The statement of functions of the catalog in this 2009 draft is rather long, but the "find" function gives an idea of how the goals of the catalog have changed:

ICP 2009

It's worth pointing out a couple of key changes. The first is the statement "as the result of a search..." The 1961 principles were designed for an alphabetically arranged catalog; this set of principles recognizes that there are searches and search results in online catalogs, and it never mentions alphabetical arrangement. The second is that there is specific reference to relationships, and that these are expected to be searchable along with attributes of the resource. The third is that there is something called "secondary limiting of a search result." This latter appears to reflect the use of facets in search interfaces.

The differences between the 2015 draft of the ICP and this 2009 version are relatively minor. The big jump in thinking takes place between the 1961 version and the 2009 version. My comments (pdf) to the committee are as much about the 2009 version as the 2015 one. I make three points:
    1.  The catalog is a technology, and cataloging is therefore in a close relation to that technology
    Although the ICP talks about "find," etc., it doesn't relate those actions to the form of the "authorized access points." There is no recognition that searching today is primarily on keyword, not on left-anchored strings.

    2. Some catalog functions are provided by the catalog but not by cataloging
    The 2015 ICP includes among its principles that of accessibility of the catalog for all users. Accessibility, however, is primarily a function of the catalog technology, not the content of the catalog data. It also recommends (to my great pleasure) that the catalog data be made available for open access. This is another principle that is not content-based. Equally important is the idea, which is expressed in the 2015 principles under "navigate" as: "... beyond the catalogue, to other catalogues and in non-library contexts." This is clearly a function of the catalog, with the support of the catalog data, but what data serves this function is not mentioned.

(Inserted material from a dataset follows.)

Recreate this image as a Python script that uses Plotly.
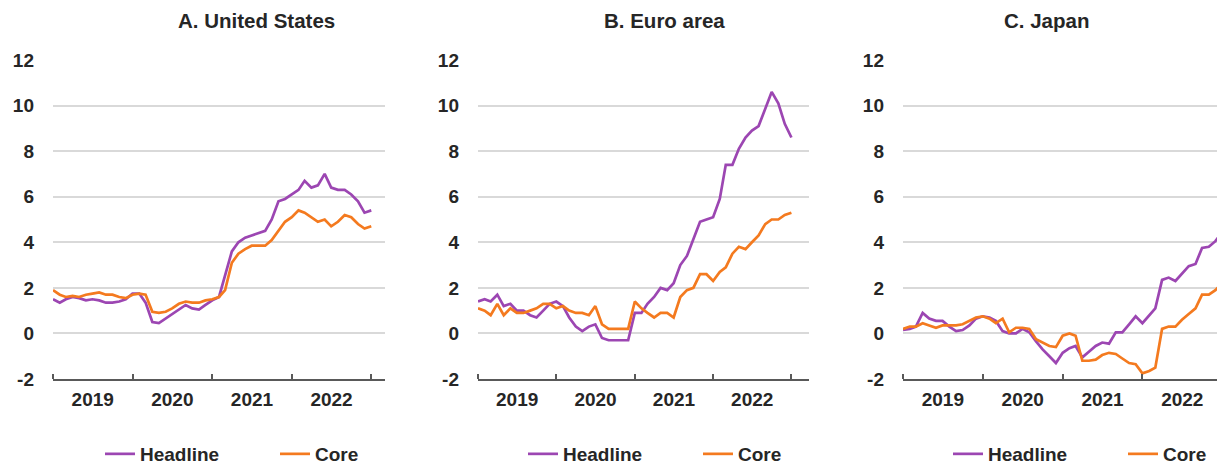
import pandas as pd
import plotly.graph_objects as go

months = pd.date_range("2019-01-01", "2023-01-01", freq="MS")

us_headline = [1.5, 1.35, 1.5, 1.6, 1.55, 1.45, 1.5, 1.45, 1.35, 1.35, 1.4, 1.5,
               1.75, 1.75, 1.35, 0.5, 0.45, 0.65, 0.85, 1.05, 1.25, 1.1, 1.05, 1.25,
               1.45, 1.6, 2.5, 3.6, 4.0, 4.2, 4.3, 4.4, 4.5, 5.0, 5.8, 5.9,
               6.1, 6.3, 6.7, 6.4, 6.5, 7.0, 6.4, 6.3, 6.3, 6.1, 5.8, 5.3, 5.4]
us_core = [1.9, 1.7, 1.6, 1.65, 1.6, 1.7, 1.75, 1.8, 1.7, 1.7, 1.6, 1.55,
           1.7, 1.75, 1.7, 0.95, 0.9, 0.95, 1.1, 1.3, 1.4, 1.35, 1.35, 1.45,
           1.5, 1.6, 1.9, 3.1, 3.5, 3.7, 3.85, 3.85, 3.85, 4.1, 4.5, 4.9,
           5.1, 5.4, 5.3, 5.1, 4.9, 5.0, 4.7, 4.9, 5.2, 5.1, 4.8, 4.6, 4.7]

ea_headline = [1.4, 1.5, 1.4, 1.7, 1.2, 1.3, 1.0, 1.0, 0.8, 0.7, 1.0, 1.3,
               1.4, 1.2, 0.7, 0.3, 0.1, 0.3, 0.4, -0.2, -0.3, -0.3, -0.3, -0.3,
               0.9, 0.9, 1.3, 1.6, 2.0, 1.9, 2.2, 3.0, 3.4, 4.1, 4.9, 5.0,
               5.1, 5.9, 7.4, 7.4, 8.1, 8.6, 8.9, 9.1, 9.9, 10.6, 10.1, 9.2, 8.6]
ea_core = [1.1, 1.0, 0.8, 1.3, 0.8, 1.1, 0.9, 0.9, 1.0, 1.1, 1.3, 1.3,
           1.1, 1.2, 1.0, 0.9, 0.9, 0.8, 1.2, 0.4, 0.2, 0.2, 0.2, 0.2,
           1.4, 1.1, 0.9, 0.7, 0.9, 0.9, 0.7, 1.6, 1.9, 2.0, 2.6, 2.6,
           2.3, 2.7, 2.9, 3.5, 3.8, 3.7, 4.0, 4.3, 4.8, 5.0, 5.0, 5.2, 5.3]

jp_headline = [0.15, 0.2, 0.3, 0.9, 0.65, 0.55, 0.55, 0.3, 0.1, 0.15, 0.35, 0.65,
               0.75, 0.7, 0.55, 0.1, 0.0, 0.0, 0.2, 0.05, -0.35, -0.7, -1.0, -1.3,
               -0.85, -0.65, -0.55, -1.05, -0.8, -0.55, -0.4, -0.45, 0.05, 0.05, 0.4, 0.75,
               0.45, 0.8, 1.1, 2.35, 2.45, 2.3, 2.6, 2.95, 3.05, 3.75, 3.8, 4.05, 4.45]
jp_core = [0.2, 0.3, 0.3, 0.45, 0.35, 0.25, 0.35, 0.35, 0.35, 0.4, 0.55, 0.7,
           0.75, 0.65, 0.45, 0.65, 0.05, 0.25, 0.25, 0.2, -0.25, -0.4, -0.55, -0.6,
           -0.1, 0.0, -0.1, -1.2, -1.2, -1.15, -0.95, -0.85, -0.9, -1.1, -1.3, -1.35,
           -1.75, -1.65, -1.5, 0.2, 0.3, 0.3, 0.6, 0.85, 1.1, 1.7, 1.7, 1.9, 2.2]

panel_titles = ["A. United States", "B. Euro area", "C. Japan"]
series_names = ["Headline", "Core"]
y_ticks = [-2, 0, 2, 4, 6, 8, 10, 12]
y_tick_labels = ["-2", "0", "2", "4", "6", "8", "10", "12"]

PURPLE = "#9C46B2"
ORANGE = "#F47A1F"
TXT = "#262626"
FONT = "Liberation Sans, Arial, sans-serif"

# page body has an 8px margin, so the figure is sized to end at the window edge
OFF = 8
W, H = 1225 - OFF, 465 - OFF
T, B = 60 - OFF, 465 - 379


def px(x):
    return (x - OFF) / W


doms = [(53, 385), (478, 809), (903, 1225)]
xranges = [["2019-01-01", "2023-03-05"], ["2019-01-01", "2023-03-24"], ["2019-01-01", "2023-01-14"]]
title_x = [256, 664, 1046]
legend_x = [[100, 275], [523, 698], [948, 1123]]

fig = go.Figure()
panels = [(us_headline, us_core), (ea_headline, ea_core), (jp_headline, jp_core)]
leg_names = ["legend", "legend2", "legend3", "legend4", "legend5", "legend6"]
k = 0
for i, (hd, cr) in enumerate(panels):
    sfx = "" if i == 0 else str(i + 1)
    for name, vals, col in [(series_names[0], hd, PURPLE), (series_names[1], cr, ORANGE)]:
        fig.add_trace(go.Scatter(
            x=months, y=vals, mode="lines", name=name,
            line=dict(color=col, width=2.7),
            xaxis="x" + sfx, yaxis="y" + sfx,
            legend=leg_names[k], showlegend=True,
        ))
        k += 1

layout = dict(
    width=W, height=H,
    margin=dict(l=0, r=0, t=T, b=B, pad=0, autoexpand=False),
    plot_bgcolor="white", paper_bgcolor="white",
    font=dict(family=FONT, color=TXT),
    showlegend=True,
    annotations=[],
)
ph = H - T - B
ybase = H - B + OFF  # window y of the plot bottom
k = 0
for i in range(3):
    sfx = "" if i == 0 else str(i + 1)
    layout["xaxis" + sfx] = dict(
        domain=[px(doms[i][0]), min(1.0, px(doms[i][1]))],
        anchor="y" + sfx, type="date", range=xranges[i],
        tick0="2019-01-01", dtick="M12", tickformat="%Y", ticklabelmode="period",
        ticks="inside", ticklen=5, tickwidth=2, tickcolor="#595959",
        showline=True, linecolor="#595959", linewidth=2,
        showgrid=False, zeroline=False,
        tickfont=dict(family=FONT, size=19, color=TXT, weight="bold"),
        ticklabelstandoff=2,
    )
    layout["yaxis" + sfx] = dict(
        domain=[0, 1], anchor="x" + sfx, range=[-2, 12],
        tickvals=y_ticks, ticktext=y_tick_labels, ticks="", showline=False,
        showgrid=True, gridcolor="#D9D9D9", gridwidth=2, zeroline=False,
        tickfont=dict(family=FONT, size=19, color=TXT, weight="bold"),
        ticklabelstandoff=18,
    )
    for j in range(2):
        layout[leg_names[k]] = dict(
            orientation="h", x=px(legend_x[i][j]), xanchor="left",
            y=-(454 - ybase) / ph, yanchor="middle",
            font=dict(family=FONT, size=19, color=TXT, weight="bold"),
            bgcolor="rgba(0,0,0,0)", itemwidth=30, visible=True,
        )
        k += 1
    layout["annotations"].append(dict(
        text=panel_titles[i], xref="paper", yref="paper",
        x=px(title_x[i]), y=(ybase - 20) / ph, xanchor="center", yanchor="middle",
        showarrow=False, font=dict(family=FONT, size=20.5, color=TXT, weight="bold"),
    ))

fig.update_layout(**layout)
fig.write_html("out.html")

    3. Authority control must be extended to all elements that have recognized value for retrieval
    This mainly refers to the inclusion of the elements that serve as limiting facets on retrieved sets. None of the elements listed here are included in the ICP's instructions on "authorized access points," yet these are, indeed, access points. Uncontrolled forms of dates, places, content, carrier, etc., are simply not usable as limits. Yet nowhere in the document is the form of these access points addressed.

    There is undoubtedly much more that could be said about the principles, but this is what seemed to me to be appropriate to the request for comment on this draft.

      Monday, May 11, 2015

      Catalogers and Coders

      Mandy Brown has a blog post highlighting The Real World of Technology by Ursula Franklin. As Brown states it, Franklin describes
      holistic technologies and prescriptive technologies. In the former, a practitioner has control over an entire process, and frequently employs several skills along the way...By contrast, a prescriptive technology breaks a process down into steps, each of which can be undertaken by a different person, often with different expertise.
      It's the artisan vs. Henry Ford's dis-empowered worker. As we know, there has been some recognition, especially in the Japanese factory models, that dis-empowered workers produce poorer quality goods with less efficiency. Brown has a certain riff on this, but what came immediately to my mind was the library catalog.

      The library catalog is not a classic case of the assembly line, but it has the element of different workers being tasked with different aspects of an outcome, but no one responsible for the whole. We have (illogically, I say) separated the creation of the catalog data from the creation of the catalog.

      In the era of card catalogs (and the book catalogs that preceded them), catalogers created the catalog. What they produced was what people used, directly. Catalogers decided the headings that would be the entry points to the catalog, and thus determined how access would take place. Catalogers wrote the actual display that the catalog user would see. Whether or not people would find things in the catalog was directly in the hands of the catalogs, and they could decide what would bring related entries within card-flipping distance of each other, and whether cross-references were needed.

      The technology of the card catalog was the card. The technologist was the cataloger.

      This is no longer the case. The technology of the catalog is now a selection of computer systems. Not only are catalogers not designing these systems, in most cases no one in libraries is doing so. This has created a strange and uncomfortable situation in the library profession. Cataloging is still based on rules created by a small number of professional bodies, mostly IFLA and some national libraries. IFLA is asking for comments on its latest edition of the International Cataloging Principles but those principles are not directly related to catalog technology. Some Western libraries are making use of or moving toward the rules created by the Joint Steering Committee for Resource Description and Access (RDA), which boasts of being "technology neutral." These two new-ish standards have nothing to say about the catalog itself, as if cataloging existed in some technological limbo.

      Meanwhile, work goes on in bibliographic data arena with the development of the BIBFRAMEs, variations on a new data carrier for cataloging data. This latter work has nothing to say about how resources should be cataloged, and also has nothing to say about what services catalogs should perform, nor how they should make the data useful. It's philosophy is "whatever in, whatever out."

      Meanwhile #2, library vendors create the systems that will use the machine-readable data that is created following cataloging rules that very carefully avoid any mention of functionality or technology. Are catalog users to be expected to perform left-anchored searches on headings? Keyword searches on whole records? Will the system provide facets that can be secondary limits on search results? What will be displayed to the user? What navigation will be possible? Who decides?

      The code4lib community talks about getting catalogers and coders together, and wonders if catalogers should be taught to code. The problem, however, is not between coders and catalogers but is systemic in our profession. We have kept cataloging and computer technology separate, as if they aren't both absolutely necessary. One is the chassis, the other the engine, but nothing useful can come off the assembly line unless both are present in the design and the creation of the product.

      It seems silly to have to say this, but you simply cannot design data and the systems that will use the data each in their own separate silo. This situation is so patently absurd that I am embarrassed to have to bring it up. Getting catalogers and coders together is not going to make a difference as long as they are trying to fit one group's round peg into the others' square hole. (Don't think about that metaphor too much.) We have to have a unified design, that's all there is to it.